The first signs of that pressure came in June as beef processors were forced to dramatically lower their asking prices on most middle meat items to attract forward sales. More consumers started to trade down in their beef purchases to ground beef, as they did in the 2009-2010 Great Recession, even though prices for its various forms were record high in May and June.
Beef processors will continue to see pressure on middle meat prices. More Americans than in a long time indulged their taste for high quality steaks while they were collecting federal stimulus money. But once those funds ended, many consumers began to revert to more frugal beef habits, especially as beef prices remained high. The May All Fresh price noted above was 9.5% above May 2021, while the average price of Choice beef in May was up 10.3%.
On the supply side, beef processors will face a shrinking supply of slaughter cattle by the middle of the fourth quarter. Beef cow slaughter through the first half of the year was up about 200,000 head or 9.5% on the same period last year. Widespread drought forced the increase. Drought also kept forcing light cattle into feedlots. The June 1 Cattle on Feed total was a record for the date. This means there are now fewer cattle outside feedlots to be placed, which means finished cattle supplies will start declining in October or November.

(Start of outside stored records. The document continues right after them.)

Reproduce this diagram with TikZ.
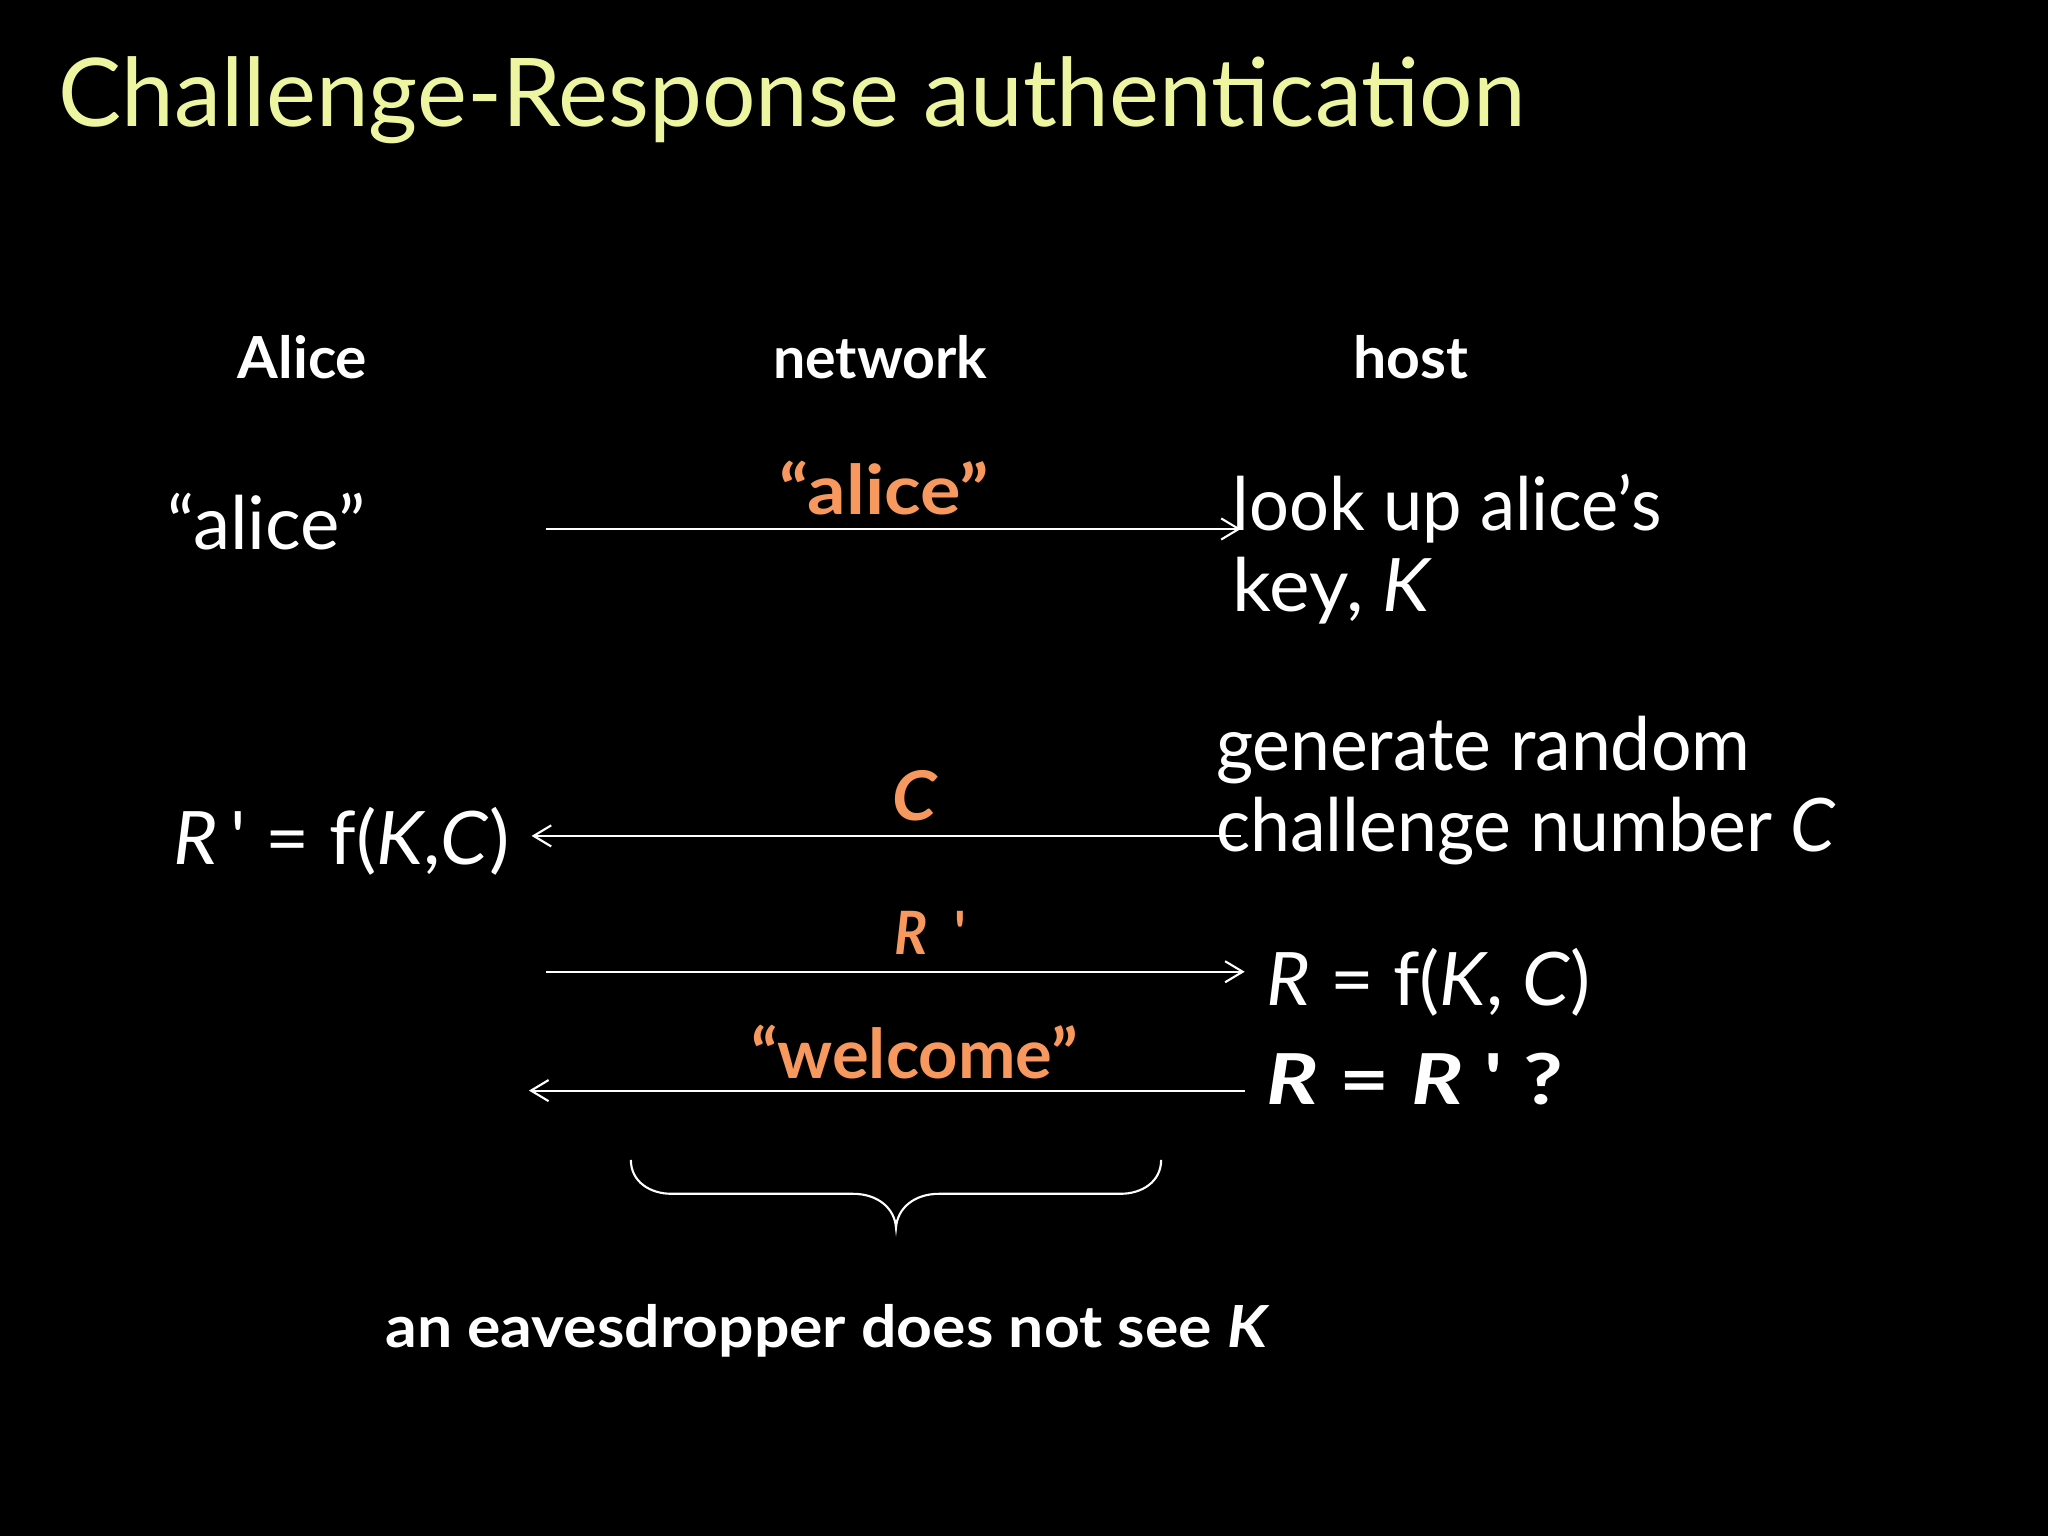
\documentclass[tikz,border=0pt]{standalone}
\usepackage{fontspec}
\usepackage{graphicx}
\setmainfont{Lato}
\newfontfamily\rawfont{Lato}[Ligatures=TeXOff]
\usetikzlibrary{arrows.meta}
\definecolor{titlecol}{HTML}{EEF5A0}
\definecolor{orangecol}{HTML}{F7985E}
\newlength\upx
\setlength{\upx}{0.013061cm}
\newcommand{\fw}[2]{\resizebox{#1\upx}{\height}{#2}}
\newcommand{\tick}{{\rawfont\char"27\relax}}
\tikzset{
  txt/.style={inner sep=0pt, outer sep=0pt, anchor=base west, text=white},
  ttl/.style={txt, text=titlecol, font=\fontsize{27}{30}\selectfont},
  hdr/.style={txt, font=\fontsize{16.5}{19}\selectfont\bfseries},
  body/.style={txt, font=\fontsize{21}{24}\selectfont},
  lbl/.style={txt, text=orangecol, font=\fontsize{19.5}{22}\selectfont\bfseries},
  msg/.style={draw=white, line width=0.6pt, -{Straight Barb[length=5pt,width=6pt]}},
}
\begin{document}
\begin{tikzpicture}[x=0.013061cm, y=-0.013061cm]
\fill[black] (0,0) rectangle (1568,1176);
\useasboundingbox (0,0) rectangle (1568,1176);

\node[ttl] (title) at (45,97) {\fw{1123}{Challenge-Response authentication}};

\node[hdr] (alice) at (182,290) {\fw{99}{Alice}};
\node[hdr] (network) at (592,290) {\fw{164}{network}};
\node[hdr] (host) at (1036,290) {\fw{88}{host}};

\node[body] (aname) at (128,421) {\fw{152}{“alice”}};
\node[lbl] (l1) at (597,394) {\fw{160}{“alice”}};
\node[body] (look1) at (944,406) {\fw{328}{look up alice’s}};
\node[body] (look2) at (944,468) {\fw{153}{key, \textit{K}}};

\node[body] (gen1) at (931,590) {\fw{409}{generate random}};
\node[body] (gen2) at (931,652) {\fw{475}{challenge number \textit{C}}};
\node[lbl] (l2) at (683,628) {\fw{35}{\textit{C}}};
\node[body] (rprime) at (133,662) {\fw{257}{\textit{R}\,\tick{} = f(\textit{K},\textit{C})}};

\node[lbl, font=\fontsize{17}{19}\selectfont\bfseries] (l3) at (685,731) {\fw{55}{\textit{R}\ \ \tick}};
\node[body] (rcalc) at (970,770) {\fw{248}{\textit{R} = f(\textit{K}, \textit{C})}};

\node[lbl] (l4) at (575,826) {\fw{250}{“welcome”}};
\node[body, font=\fontsize{20}{24}\selectfont\bfseries] (rcmp) at (970,846) {\fw{227}{\textit{R} = \textit{R} \tick{} ?}};

\node[hdr] (eaves) at (295,1032) {\fw{677}{an eavesdropper does not see \textit{K}}};

\coordinate (a1s) at (418,405);
\coordinate (a1e) at (950,405);
\coordinate (a2s) at (950,640);
\coordinate (a2e) at (407,640);
\coordinate (a3s) at (418,744);
\coordinate (a3e) at (953,744);
\coordinate (a4s) at (953,835);
\coordinate (a4e) at (405,835);
\draw[msg] (a1s) -- (a1e);
\draw[msg] (a2s) -- (a2e);
\draw[msg] (a3s) -- (a3e);
\draw[msg] (a4s) -- (a4e);

\draw[white, line width=0.6pt] (483,888) .. controls (483,905) and (498,914) .. (514,914) -- (653,914) .. controls (672,914) and (685,925) .. (686,940) .. controls (687,925) and (700,914) .. (719,914) -- (858,914) .. controls (874,914) and (889,905) .. (889,888);
\end{tikzpicture}
\end{document}
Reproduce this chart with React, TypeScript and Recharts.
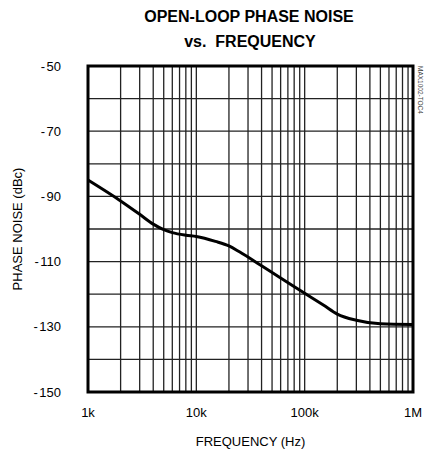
import React from 'react';
import {
  LineChart,
  Line,
  XAxis,
  YAxis,
  CartesianGrid,
  ReferenceArea
} from 'recharts';

// phase noise curve
const frequencies = [
  1000, 2000, 3000, 4000, 5000, 6000, 8000, 10000, 15000, 20000, 25000,
  40000, 60000, 100000, 150000, 200000, 300000, 500000, 1000000
];
const phaseNoise = [
  -85, -91.4, -95.5, -98.5, -100.2, -101.1, -101.9, -102.3, -103.8, -105.2, -107,
  -111.3, -115, -119.7, -123.4, -126.1, -128, -129.1, -129.3
];

const xGridTicks = [
  1000, 2000, 3000, 4000, 5000, 6000, 7000, 8000, 9000,
  10000, 20000, 30000, 40000, 50000, 60000, 70000, 80000, 90000,
  100000, 200000, 300000, 400000, 500000, 600000, 700000, 800000, 900000,
  1000000
];
const xTickLabels: Record<number, string> = {
  1000: '1k',
  10000: '10k',
  100000: '100k',
  1000000: '1M'
};
const yGridTicks = [-150, -140, -130, -120, -110, -100, -90, -80, -70, -60, -50];
const yTickLabels = [-50, -70, -90, -110, -130, -150];

const data = frequencies.map((f, i) => ({ f, pn: phaseNoise[i] }));

const FONT = '"Liberation Sans", Arial, Helvetica, sans-serif';

const XTick = (props: any) => {
  const { x, y, payload } = props;
  const label = xTickLabels[payload.value];
  if (!label) return null;
  return (
    <text x={x} y={y} dy="0.71em" textAnchor="middle" fontSize={13} fontFamily={FONT} fill="#000">
      {label}
    </text>
  );
};

const YTick = (props: any) => {
  const { x, y, payload } = props;
  if (!yTickLabels.includes(payload.value)) return null;
  return (
    <text x={x} y={y} dy="0.355em" textAnchor="end" fontSize={13} fontFamily={FONT} fill="#000">
      <tspan>-</tspan>
      <tspan dx={1.5}>{Math.abs(payload.value)}</tspan>
    </text>
  );
};

export default function App() {
  return (
    <div style={{ position: 'relative', width: 424, height: 452, background: '#fff' }}>
      <style>{'body{margin:0}'}</style>
      <LineChart
        width={424}
        height={452}
        data={data}
        margin={{ top: 66, right: 11, bottom: 0, left: 0 }}
      >
        <CartesianGrid stroke="#222" strokeWidth={1.3} />
        <XAxis
          dataKey="f"
          type="number"
          scale="log"
          domain={[1000, 1000000]}
          ticks={xGridTicks}
          interval={0}
          allowDataOverflow
          height={60}
          axisLine={false}
          tickLine={false}
          tickSize={0}
          tickMargin={16}
          tick={<XTick />}
          label={{
            value: 'FREQUENCY (Hz)',
            position: 'insideBottom',
            offset: 6,
            fontSize: 13,
            fontFamily: FONT,
            fill: '#000'
          }}
        />
        <YAxis
          type="number"
          domain={[-150, -50]}
          ticks={yGridTicks}
          interval={0}
          allowDataOverflow
          width={88}
          axisLine={false}
          tickLine={false}
          tickSize={0}
          tickMargin={27}
          tick={<YTick />}
          label={{
            value: 'PHASE NOISE (dBc)',
            angle: -90,
            position: 'insideLeft',
            offset: 17,
            fontSize: 13,
            fontFamily: FONT,
            fill: '#000',
            style: { textAnchor: 'middle' }
          }}
        />
        <Line
          type="monotone"
          dataKey="pn"
          stroke="#000"
          strokeWidth={3}
          dot={false}
          activeDot={false}
          isAnimationActive={false}
        />
        <ReferenceArea
          x1={1000}
          x2={1000000}
          y1={-150}
          y2={-50}
          fill="none"
          fillOpacity={0}
          stroke="#000"
          strokeWidth={3}
          ifOverflow="visible"
        />
      </LineChart>
      <svg
        width={424}
        height={452}
        style={{ position: 'absolute', left: 0, top: 0, pointerEvents: 'none' }}
      >
        <text x={249} y={21.5} textAnchor="middle" fontSize={16} fontWeight="bold" fontFamily={FONT}>
          OPEN-LOOP PHASE NOISE
        </text>
        <text
          x={250}
          y={46.5}
          textAnchor="middle"
          fontSize={16}
          fontWeight="bold"
          fontFamily={FONT}
          style={{ whiteSpace: 'pre' }}
        >
          {'vs.  FREQUENCY'}
        </text>
        <text
          x={418}
          y={66}
          transform="rotate(90 418 66)"
          fontSize={6.5}
          fontFamily={FONT}
          fill="#444"
        >
          MAX1002-TOC4
        </text>
      </svg>
    </div>
  );
}
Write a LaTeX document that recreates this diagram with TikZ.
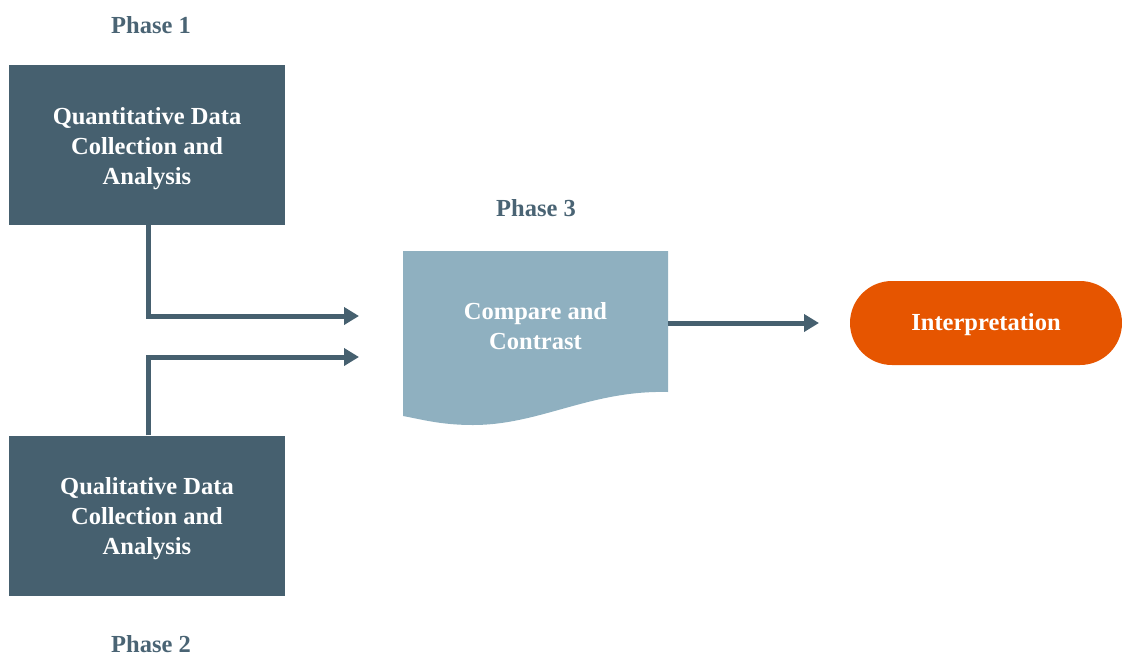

Meanwhile, live hog carcass prices in the last week of June were only 0.6% above a year ago. But the wholesale pork cutout was down 6% from last year. This and much higher operating costs were primarily the reason for negative operating margins of more than $35 per head (according to HedgersEdge.com). Pork processors might struggle to attain positive margins until the number of market-ready hogs starts to increase in the fall. But recent monthly Hog and Pigs reports indicate that producers are keeping a tighter than normal lid on expansion.